Always think that they have had a partner before and it must have been extremely serious, otherwise they wouldn’t have had children. That’s going to cause issues for both your partner and their children. Your partner may not be able to trust straight away; personally or regarding their children, but that is a natural process when you have gone through a serious break-up. Furthermore, those children are always going to have a greater allegiance to their other parent, so you can’t storm in guns blazing and ask them to call you Ma or Pa.

Ultimately, it is about handling things with care whether it’s regarding your partner or their children. If things aren’t advancing at the rate you would like them too than just remember they have other things to think about. In addition, if you haven’t met their kids than don’t worry about that either; if you’re a genuine fit for their family than you will at some point.

Be Sensitive

This encompasses everything when you’re dating someone with children, once again it refers to both your partner and their kids. If your partner or their children seem to be acting weirdly or slightly out of turn than sometimes you have to grin and bear it. There are a lot of things that can be happening behind the scenes that you’re not aware of and what may seem odd to you can be a perfectly reasonable reaction to something upsetting.

The best way to do this is to try and act as impartial as you can when it comes to your partners family issues and act accordingly based on how well you know their kids as to whether you should step in or not. Becoming a quiet shoulder to cry on and learn to listen more as the likelihood is that you have no experience regarding dealing with children. Think before you speak and you can’t go far wrong.

You’re Not the Disciplinarian

This tip is less for younger children and for if you’re dating someone who has older children. One thing you have to understand is that a family will have been doing things a certain way, especially if their kids are teenagers. Therefore, you can’t just barge in and act like the parental figure, maybe over time you can, but more often than not you have to realize you’re not going to be that replacement. You have to handle things with care and allow the parent to discipline their children.

These things are incredibly important especially if you haven’t had kids of your own. You have to understand that there is an existing family dynamic that you have to fit into. It is not something that you can alter your ideas as that isn’t how things are done. Naturally, with older children, you have to take a lighter touch. They’re at a point where they have opinions and abstract thoughts, so running in blind is never a good option.

Evidently, there is wiggle room for every situation. Young children will be different once you’ve spent time with them and built that bond, but you’re still never going to have full parental capabilities. Understanding that you’re being let into a family is important and that they have functioned without you before.

Their Ex May Still Be in the Picture

Their children have to come from somewhere and if their ex is doing the decent thing to stick around and get to know their children than that is beautiful. It is hard enough for children that their parents have split up let alone having to deal with not seeing the other one for whatever reason. Because of this you always have to keep in mind that they will be about and no matter what your opinion is of them remember that they’re still your partner’s children’s parent.
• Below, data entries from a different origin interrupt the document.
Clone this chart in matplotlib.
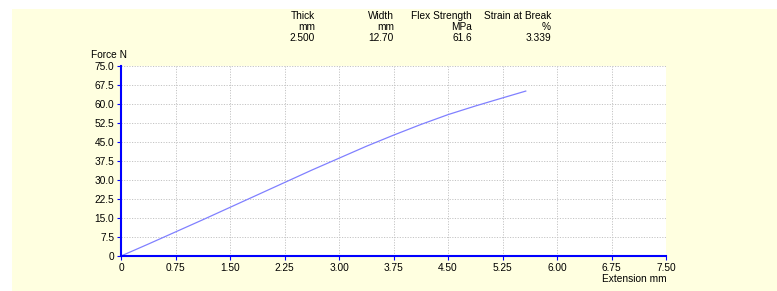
import matplotlib.pyplot as plt
from matplotlib.patches import Rectangle

plt.rcParams['font.family'] = ['Liberation Sans', 'DejaVu Sans']

# force / extension curve
extension = [0, 0.375, 0.75, 1.125, 1.5, 1.875, 2.25, 2.625, 3.0, 3.375, 3.75, 4.125, 4.5, 4.875, 5.25, 5.57]
force = [0, 4.7, 9.5, 14.3, 19.2, 24.1, 29.0, 33.9, 38.6, 43.3, 47.7, 51.9, 55.8, 59.2, 62.4, 65.1]

header_names = ['Thick', 'Width', 'Flex Strength', 'Strain at Break']
header_units = ['mm', 'mm', 'MPa', '%']
header_values = ['2.500', '12.70', '61.6', '3.339']
header_right = [315, 394, 472, 551]

xticks = [0, 0.75, 1.5, 2.25, 3.0, 3.75, 4.5, 5.25, 6.0, 6.75, 7.5]
xlabels = ['0', '0.75', '1.50', '2.25', '3.00', '3.75', '4.50', '5.25', '6.00', '6.75', '7.50']
yticks = [0, 7.5, 15, 22.5, 30, 37.5, 45, 52.5, 60, 67.5, 75]
ylabels = ['0', '7.5', '15.0', '22.5', '30.0', '37.5', '45.0', '52.5', '60.0', '67.5', '75.0']

W, H = 777, 291
fs = 7.3
fig = plt.figure(figsize=(W / 100, H / 100), dpi=100)
fig.patch.set_facecolor('white')
fig.patches.append(Rectangle((12 / W, 0), 1 - 12 / W, 1 - 9 / H, transform=fig.transFigure,
                             facecolor='#ffffe0', edgecolor='none', zorder=-5))

ax = fig.add_axes([121 / W, (H - 256) / H, (666 - 121) / W, (256 - 66) / H])
ax.set_zorder(2)
ax.set_facecolor('white')
ax.plot(extension, force, color='#8080ff', lw=0.9)
ax.set_xlim(0, 7.5)
ax.set_ylim(0, 75)
ax.set_xticks(xticks)
ax.set_xticklabels(xlabels)
ax.set_yticks(yticks)
ax.set_yticklabels(ylabels)
ax.grid(True, color='#c4c4c4', linestyle=(0, (1.2, 1.5)), lw=0.7)
for s in ['top', 'right']:
    ax.spines[s].set_visible(False)
for s in ['left', 'bottom']:
    ax.spines[s].set_color('#0000ff')
    ax.spines[s].set_linewidth(1.5)
ax.tick_params(colors='#0000ff', labelcolor='black', labelsize=fs, length=3, width=0.8, pad=2)

fig.text(91 / W, 1 - 55 / H, 'Force N', fontsize=fs, va='center', ha='left')
fig.text(666 / W + 0.5 / W, 1 - 279 / H, 'Extension mm', fontsize=fs, va='center', ha='right')

for i in range(len(header_names)):
    x = header_right[i] / W
    fig.text(x, 1 - 16 / H, header_names[i], fontsize=fs, ha='right', va='center')
    fig.text(x, 1 - 27 / H, header_units[i], fontsize=fs, ha='right', va='center')
    fig.text(x, 1 - 38 / H, header_values[i], fontsize=fs, ha='right', va='center')

fig.savefig('out.png', dpi=100)
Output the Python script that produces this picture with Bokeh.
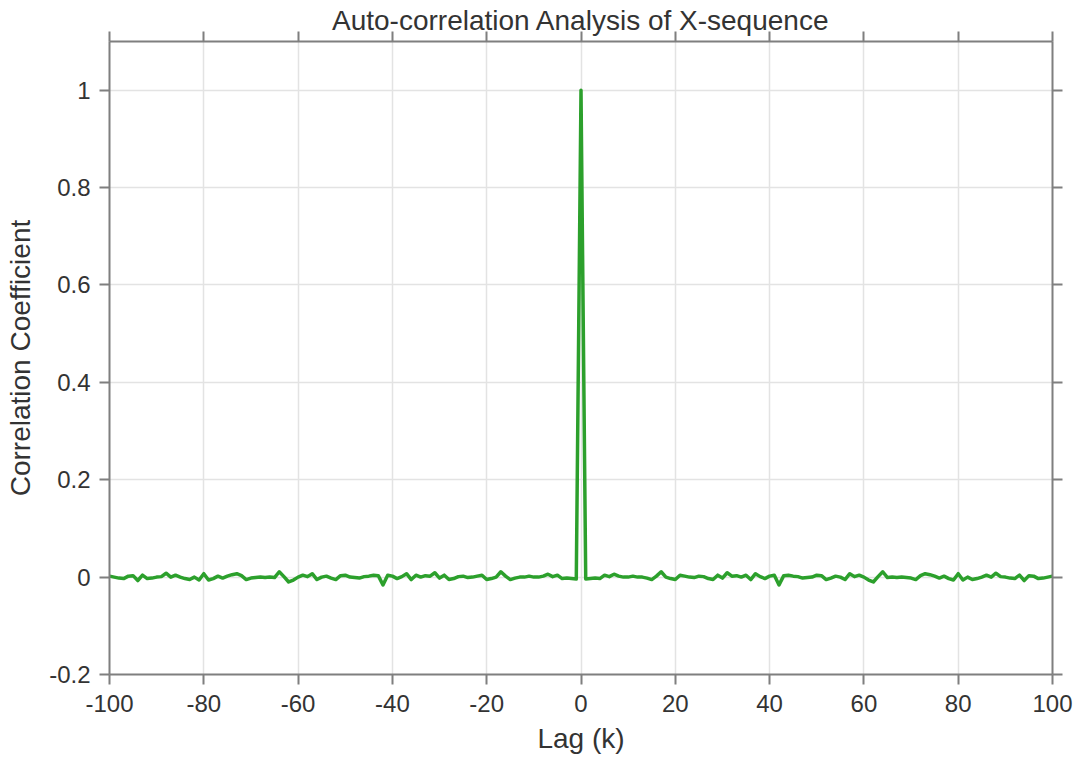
from bokeh.plotting import figure
from bokeh.models import LinearAxis, FixedTicker
from bokeh.embed import file_html
from bokeh.resources import INLINE

# ---- data ----
lags = list(range(-100, 101))
acf_neg = [0.002, 0.0, -0.002, -0.003, 0.002, 0.003, -0.007, 0.004, -0.003, -0.002,
           0.0, 0.001, 0.008, 0.0, 0.004, 0.0, -0.003, -0.005, 0.0, -0.006,
           0.007, -0.006, -0.003, 0.002, -0.002,
           0.002, 0.005, 0.007, 0.003, -0.005, -0.002, -0.001, 0.0, -0.001, 0.0,
           -0.001, 0.011, 0.001, -0.01, -0.006, 0.0, 0.004, 0.001, 0.007, -0.005,
           0.0, 0.002, -0.002, -0.005, 0.003,
           0.004, 0.0, -0.001, -0.002, 0.001, 0.002, 0.004, 0.003, -0.016, 0.004,
           0.002, -0.003, 0.001, 0.007, -0.005, 0.004, 0.0, 0.003, 0.002, 0.009,
           -0.002, 0.004, -0.005, -0.003, 0.001,
           0.002, -0.001, 0.0, 0.002, 0.004, -0.005, -0.003, 0.0, 0.011, 0.002,
           -0.005, -0.002, 0.0, 0.0, 0.002, 0.0, 0.0, 0.002, 0.006, 0.001,
           0.004, -0.003, -0.002, -0.003, -0.004]
acf_zero = [1.0]
acf_pos = [-0.004, -0.003, -0.002, -0.003, 0.004, 0.001, 0.006, 0.002, 0.0, 0.0,
           0.002, 0.0, 0.0, -0.002, -0.005, 0.002, 0.011, 0.0, -0.003, -0.005,
           0.004, 0.002, 0.0, -0.001, 0.002,
           0.001, -0.003, -0.005, 0.004, -0.002, 0.009, 0.002, 0.003, 0.0, 0.004,
           -0.005, 0.007, 0.001, -0.003, 0.002, 0.004, -0.016, 0.003, 0.004, 0.002,
           0.001, -0.002, -0.001, 0.0, 0.004,
           0.003, -0.005, -0.002, 0.002, 0.0, -0.005, 0.007, 0.001, 0.004, 0.0,
           -0.006, -0.01, 0.001, 0.011, -0.001, 0.0, -0.001, 0.0, -0.001, -0.002,
           -0.005, 0.003, 0.007, 0.005, 0.002,
           -0.002, 0.002, -0.003, -0.006, 0.007, -0.006, 0.0, -0.005, -0.003, 0.0,
           0.004, 0.0, 0.008, 0.001, 0.0, -0.002, -0.003, 0.004, -0.007, 0.003,
           0.002, -0.003, -0.002, 0.0, 0.002]
acf = acf_neg + acf_zero + acf_pos

x_ticks = [-100, -80, -60, -40, -20, 0, 20, 40, 60, 80, 100]
x_tick_labels = ["-100", "-80", "-60", "-40", "-20", "0", "20", "40", "60", "80", "100"]
y_ticks = [-0.2, 0, 0.2, 0.4, 0.6, 0.8, 1]
y_tick_labels = ["-0.2", "0", "0.2", "0.4", "0.6", "0.8", "1"]
title_text = "Auto-correlation Analysis of X-sequence"

FONT = "Liberation Sans"
TXT = "#333333"
AX = "#7f7f7f"

p = figure(width=1081, height=758, x_range=(-100, 100), y_range=(-0.2, 1.1),
           output_backend="svg", toolbar_location=None,
           title=title_text,
           x_axis_label="Lag (k)", y_axis_label="Correlation Coefficient",
           min_border_left=109, min_border_right=29, min_border_top=41,
           min_border_bottom=84)
p.outline_line_color = None
p.background_fill_color = "white"

p.title.text_font = FONT
p.title.text_font_size = "28px"
p.title.text_font_style = "normal"
p.title.text_color = TXT
p.title.align = "center"
p.title.standoff = -8

p.line(lags, acf, line_width=3.5, color="#2ca02c", line_join="round")

for ax in (p.xaxis[0], p.yaxis[0]):
    ax.axis_line_color = AX
    ax.axis_line_width = 2
    ax.major_tick_line_color = AX
    ax.major_tick_line_width = 2
    ax.major_tick_out = 10
    ax.major_tick_in = 0
    ax.minor_tick_out = 0
    ax.minor_tick_in = 0
    ax.major_label_text_font = FONT
    ax.major_label_text_font_size = "24px"
    ax.major_label_text_color = TXT
    ax.axis_label_text_font = FONT
    ax.axis_label_text_font_size = "28px"
    ax.axis_label_text_font_style = "normal"
    ax.axis_label_text_color = TXT

p.xaxis[0].ticker = FixedTicker(ticks=x_ticks)
p.yaxis[0].ticker = FixedTicker(ticks=y_ticks)
p.xaxis[0].major_label_overrides = dict(zip(x_ticks, x_tick_labels))
p.yaxis[0].major_label_overrides = dict(zip(y_ticks, y_tick_labels))
p.xaxis[0].major_label_standoff = 10
p.yaxis[0].major_label_standoff = 9
p.xaxis[0].axis_label_standoff = 8
p.yaxis[0].axis_label_standoff = 10

for loc, tk in (("above", x_ticks), ("right", y_ticks)):
    a = LinearAxis(ticker=FixedTicker(ticks=tk))
    a.axis_line_color = AX
    a.axis_line_width = 2
    a.major_tick_line_color = AX
    a.major_tick_line_width = 2
    a.major_tick_out = 10
    a.major_tick_in = 0
    a.minor_tick_out = 0
    a.minor_tick_in = 0
    a.major_label_overrides = {t: "" for t in tk}
    a.major_label_standoff = 0
    p.add_layout(a, loc)

p.xgrid.ticker = FixedTicker(ticks=x_ticks)
p.ygrid.ticker = FixedTicker(ticks=y_ticks)
p.xgrid.grid_line_color = "#e3e3e3"
p.ygrid.grid_line_color = "#e3e3e3"
p.xgrid.grid_line_width = 1.5
p.ygrid.grid_line_width = 1.5

open("out.html", "w").write(file_html(p, INLINE))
This means that you should never badmouth the other parent; whether the children are there or not. It doesn’t set up a good foundation for pleasant interactions as your partner is always going to be thinking about what you said. Furthermore, why make life harder for yourself? Ask yourself does this person really matter to me? If not then you should be taking into consideration the feelings of your partner and their children.

In addition, always act pleasant whenever you’re around them, even if they’re rude towards you. You don’t want to create unnecessary conflict between each other, especially when there are children involved. Ensuring that your partner’s children continue to be bought up in a happy and gentle environment shows that you truly care. Raving about your partner’s ex only inflates your ego and sense of self-worth.

Those are our top tips for dating someone with kids. Just remember that it is all about putting those children and your partner first before your own sense of self. When dating someone with children you must have an air of maturity and selflessness. Even though you aren’t taking on full parental responsibilities you’re still affecting those children’s lives and you always need to be mindful of them.